Here are more guidelines for Acting for Comedy:
Play the truth of the scene.
Avoid the urge to TRY and be funny.
Take your character seriously. You need to believe in them 100%. You must know more about the character than they know about themselves. This distance between yourself and the character is essential to gaining an understanding of where the humour will lie. You may know their strengths are actually weaknesses, but they do not. To give you an example, a character may be fastidiously obsessed by security, always locking things, never trusting anyone. They see themselves as the pillar of the local community. We (the actor and the audience) know them to be a compulsive, neurotic fool. The joke lies in the gap between the two perceptions. This can be developed by exaggerating your character’s feelings and beliefs. “exaggerate” meaning “feel it more”. If, in a tragedy, a character is stung by a bee, they might mind. If, in a comedy, they are stung by a bee, they will mind more; in fact they will probably mind more than usual. Or reverse it: they could pretend not to mind at all; but they would pretend not to mind too much, almost to the point of imbalance.
Further comedy we see on our screens:
The situation comedy, or sitcom, has been the most common, successful and culturally significant type of television comedy. As the name suggests, these programs feature recurring characters placed in humorous situations. Often performed before a live audience (or, in some cases, a simulated live audience in the form of a laugh track), usually filmed or taped with a multiple-camera setup, and almost always a half-hour in length, sitcoms are seldom presented as realistic depictions of life but often generate honest humor through the relationships between and ongoing development of characters.
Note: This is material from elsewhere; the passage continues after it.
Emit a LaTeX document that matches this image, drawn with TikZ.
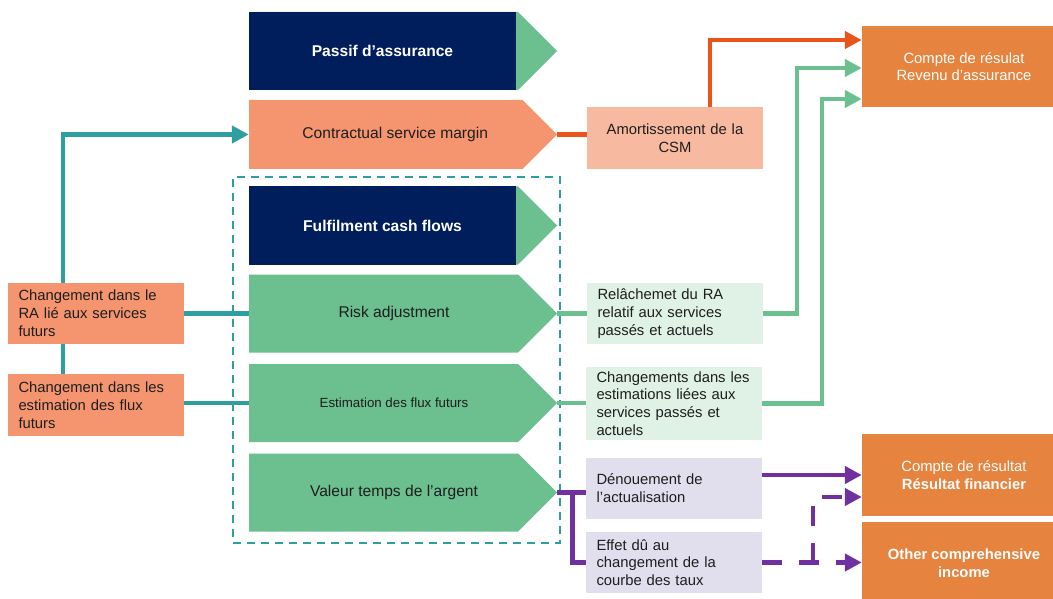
\documentclass[tikz,border=0pt]{standalone}
\usepackage{fontspec}
\setmainfont{Liberation Sans}
\usetikzlibrary{shapes.symbols,arrows.meta,calc}
\pgfdeclarelayer{background}
\pgfsetlayers{background,main}

\definecolor{navy}{RGB}{0,30,92}
\definecolor{leaf}{RGB}{108,191,143}
\definecolor{salmon}{RGB}{244,149,111}
\definecolor{peach}{RGB}{247,185,160}
\definecolor{mint}{RGB}{224,241,230}
\definecolor{lilac}{RGB}{225,223,237}
\definecolor{amber}{RGB}{230,131,62}
\definecolor{rust}{RGB}{232,84,26}
\definecolor{tealline}{RGB}{46,158,160}
\definecolor{violet}{RGB}{112,48,160}
\definecolor{ink}{RGB}{30,30,30}

\tikzset{
  pent/.style={signal, signal to=east, signal from=nowhere, signal pointer angle=90,
    fill=leaf, draw=none, inner sep=0pt, minimum width=308pt, minimum height=78pt},
  pentlabel/.style={text=ink, inner sep=0pt, font=\fontsize{15.6}{18}\selectfont},
  blockbody/.style={rectangle, fill=navy, inner sep=0pt, minimum width=267pt,
    minimum height=78pt, text=white, font=\fontsize{15.6}{18}\selectfont\bfseries},
  sidebox/.style={rectangle, inner xsep=10.5pt, inner ysep=0pt, minimum width=176pt,
    text width=155pt, align=left, text=ink, font=\fontsize{14.8}{17.8}\selectfont},
  resultbox/.style={rectangle, fill=amber, text=white, inner sep=0pt, minimum width=204pt,
    align=center, font=\fontsize{14.8}{17.5}\selectfont},
  link/.style={line width=4.5pt},
  headed/.style={-{Triangle[length=17pt,width=17pt]}},
  broken/.style={dash pattern=on 20pt off 17pt}
}

\begin{document}
\begin{tikzpicture}[x=1pt,y=-1pt]
\useasboundingbox (0,0) rectangle (1053,599);
\clip (0,0) rectangle (1053,599);

% liability blocks (signal bodies run from x=249, tips at x=557)
\node[pent] (passif) at (383.5,51) {};
\node[blockbody] (passif-body) at (382.5,51) {Passif d’assurance};
\node[pent, fill=salmon, minimum height=69pt] (csm) at (385.75,134.5) {};
\node[pentlabel] (csm-text) at ([xshift=9.5pt]csm.center) {Contractual service margin};
\node[pent] (fcf) at (383.5,225.5) {};
\node[blockbody] (fcf-body) at (382.5,225.5) {Fulfilment cash flows};
\node[pent] (ra) at (383.5,313.5) {};
\node[pentlabel] (ra-text) at ([xshift=10.5pt]ra.center) {Risk adjustment};
\node[pent] (est) at (383.5,403) {};
\node[pentlabel, font=\fontsize{13.3}{16}\selectfont] (est-text) at ([xshift=10.5pt]est.center) {Estimation des flux futurs};
\node[pent] (val) at (383.5,492.5) {};
\node[pentlabel] (val-text) at ([xshift=10.5pt]val.center) {Valeur temps de l’argent};

% fulfilment cash flows group
\node[draw=tealline, dash pattern=on 8pt off 6pt, line width=2pt, inner sep=0pt,
  minimum width=327pt, minimum height=366pt] (fcf-group) at (396.5,360) {};

% changes relating to future services
\node[sidebox, fill=salmon, minimum height=61pt] (ra-change) at (96,313.5)
  {Changement dans le\\RA lié aux services\\futurs};
\node[sidebox, fill=salmon, minimum height=62pt] (est-change) at (96,405)
  {Changement dans les\\estimation des flux\\futurs};

% releases and effects
\node[sidebox, fill=peach, align=center, minimum height=62pt] (amort) at (675,138)
  {Amortissement de la\\CSM};
\node[sidebox, fill=mint, minimum height=61pt] (release) at (675,313.5)
  {Relâchemet du RA\\relatif aux services\\passés et actuels};
\node[sidebox, fill=mint, minimum height=73pt] (est-past) at (674,403.5)
  {Changements dans les\\estimations liées aux\\services passés et\\actuels};
\node[sidebox, fill=lilac, minimum height=61pt] (unwind) at (674,488.5)
  {Dénouement de\\l’actualisation};
\node[sidebox, fill=lilac, minimum height=61pt] (curve) at (674,562.5)
  {Effet dû au\\changement de la\\courbe des taux};

% statements
\node[resultbox, minimum height=81pt] (revenue) at (964,66.5)
  {Compte de résulat\\Revenu d’assurance};
\node[resultbox, minimum height=82pt] (finance) at (964,475)
  {Compte de résultat\\\textbf{Résultat financier}};
\node[resultbox, minimum height=82pt, font=\fontsize{14.8}{17.5}\selectfont\bfseries] (oci) at (964,563)
  {Other comprehensive\\income};

% teal links into the liability
\coordinate (trunk) at (63,0);
\begin{pgfonlayer}{background}
\draw[link, tealline, headed] (trunk |- est-change.north) |- (csm.west);
\end{pgfonlayer}
\draw[link, tealline] (ra-change.east) -- (ra.west);
\draw[link, tealline] (est-change.east |- est.west) -- (est.west);

% CSM amortisation
\draw[link, rust] (csm.east) -- (csm.east -| amort.west);
\draw[link, rust, headed] ([xshift=35pt]amort.north) |- ([yshift=26.5pt]revenue.west);

% risk adjustment and estimates
\draw[link, leaf] (ra.east) -- (release.west);
\draw[link, leaf] (est.east) -- (est.east -| est-past.west);
\draw[link, leaf, headed] (release.east) -- ++(34,0) |- ([yshift=-1.5pt]revenue.west);
\draw[link, leaf, headed] (est-past.east) -- ++(60,0) |- ([yshift=-32.5pt]revenue.west);

% time value of money
\draw[link, violet] (val.east) -- (val.east -| unwind.west);
\draw[link, violet] ([xshift=15pt]val.east) |- (curve.west);
\draw[link, violet, headed] (finance.west -| unwind.east) -- (finance.west);
\draw[link, violet, broken, headed] (curve.east) -- (curve.east -| oci.west);
\draw[link, violet, broken, headed] ([xshift=51pt]curve.east) |- ([yshift=-22pt]finance.west);
\end{tikzpicture}
\end{document}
A comedy-drama, is a program that combines humor with more serious dramatic elements, aiming for a considerably more realistic tone than conventional sitcoms. These programs are shot with a single-camera setup and presented without a laugh track, and typically run an hour in length. This can refer to a genre of television or radio drama series. There are several notable comedy-dramas, varying in different subgenres. This includes comedy-dramas like Desperate Housewives, Parenthood and Ugly Betty, medical comedy-dramas like M*A*S*H and Grey’s Anatomy, legal comedy-dramas like Ally McBeal and Boston Legal, and Glee – probably the first musical comedy-drama.
Sketch comedy programs differ from sitcoms in that they do not basically feature recurring characters (though some characters and scenarios may be repeated) and often draw upon current events and emphasize satire over character development. In the UK, two of the more successful examples are Monty Python’s Flying Circus and Little Britain.
This week’s challenges:
1. Please download the attached scripts, choose a role to play and record either as a self tape or if you would like other actors to read in for the other parts, please attend the next virtual class.
2. Business challenge
Ask yourself the following:
- Are you good at networking with business people? If no, how can you get better? What do you need to do differently?
- Do you already have connections within the industry? Who? How can they help you? Make a list of all the connections you have in the industry and file them. They may end up casting something that you are interested in and if you can make a link with them from a previous job it stands you in good stead.